I wrote a bash shell script that will generate nothing but "heartbeats" every 5 seconds till I manually stop it (aka infinite loop).
#!/bin/sh
i=1
while [ $i -ne 0 ]
do
echo 12
i=$(($i+1))
sleep 5
done
I run the script by simply doing:
./loop.sh > /opt/zabbix/mytest.log
so my log file looks like
12
12
12
12
12
12
12
...ect. ect. ect.
I have Zabbix configured to monitor the log as Item:
type: Zabbix agent (active)
Key: log[/opt/zabbix/mytest.log]
Type: log
Update interval: 1 sec.
My Trigger is configured as the way I understand it from the manual (release 009 pg 112):
{zabbixserver:log[/opt/zabbix/mytest.log].count(600,12)}<107
Information (the log file) shows up correctly in the latest data history.
1 "heartbeat" every 5 seconds for 600 seconds will generate 120 "heartbeats" or rather will print 12 to the log file 120 times. If less then 107 are found then we have not gotten a heartbeat in the past minute or so, therefore, the alert should trigger.
However, as soon as the trigger is enabled it turns true regardless of log status. If there are already 130 12's present (more then 107) it turns true. If there are 107 or less or none it turns true (which the latter two make sense because there are less then 107 and hence the trigger should be true).
Starting out with a blank log file, and waiting 15 minutes for the log file to fill with 12's (180 is a lot more then 107) does not turn the trigger to FALSE as it should.
Stopping the script so that nothing more is added to the log file should trigger something. So I stopped the script and waited. After 15 minutes of no update to the log at all, the trigger finally went False. When the heartbeats started again, the trigger went true. That doesn't make any sense at all. 0<107=True. Why was the trigger off when it should be on? If the count function is supposed to return the amount of values found in the past X amount of seconds then why does it not trigger properly?
Thinking that maybe the trigger needed quotes around the expression (since this was a log file and hence dealing with strings) I also tried this as my Trigger and got the same results except that the trigger never turned off even after the time limit.
{zabbixserver:log[/opt/zabbix/mytest.log].count(600,"12")}<107
According to the manual and I quote "count(600,12) will return exact number of values equal to '12' stored in the history." Why does it seem to never have the right value? Why does this expression not work? All I want to be able to do is track a heartbeat event and trigger if the heartbeat event has not been heard-from/seen in X amount of time. Maybe the count function can not be used in this manner but surely someone out there has something to monitor the failure of heartbeat events.

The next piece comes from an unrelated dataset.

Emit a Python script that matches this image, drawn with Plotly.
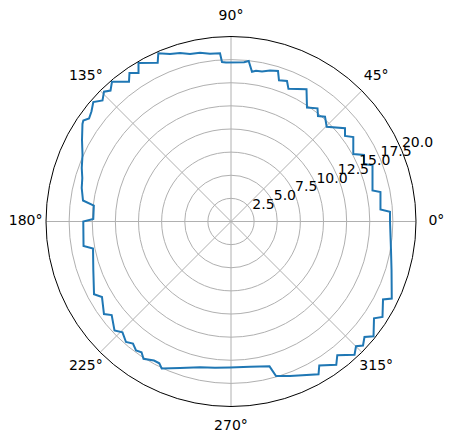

Can anyone please tell me what/if I am doing wrong? If anyone has a different way of tracking a heartbeat from a log file I would appreciate the help in pointing me in the right direction. An example of the log file that I actually have is a couple of posts up.
[EDIT] Even though it would not make much logical sense, I tried something else. Because the trigger is doing opposite of what I want, I tried reversing the trigger to be:
{zabbixserver:log[/opt/zabbix/mytest.log].count(600,12)}>107
Now I can not get it to trigger at all. So that doesn't work either.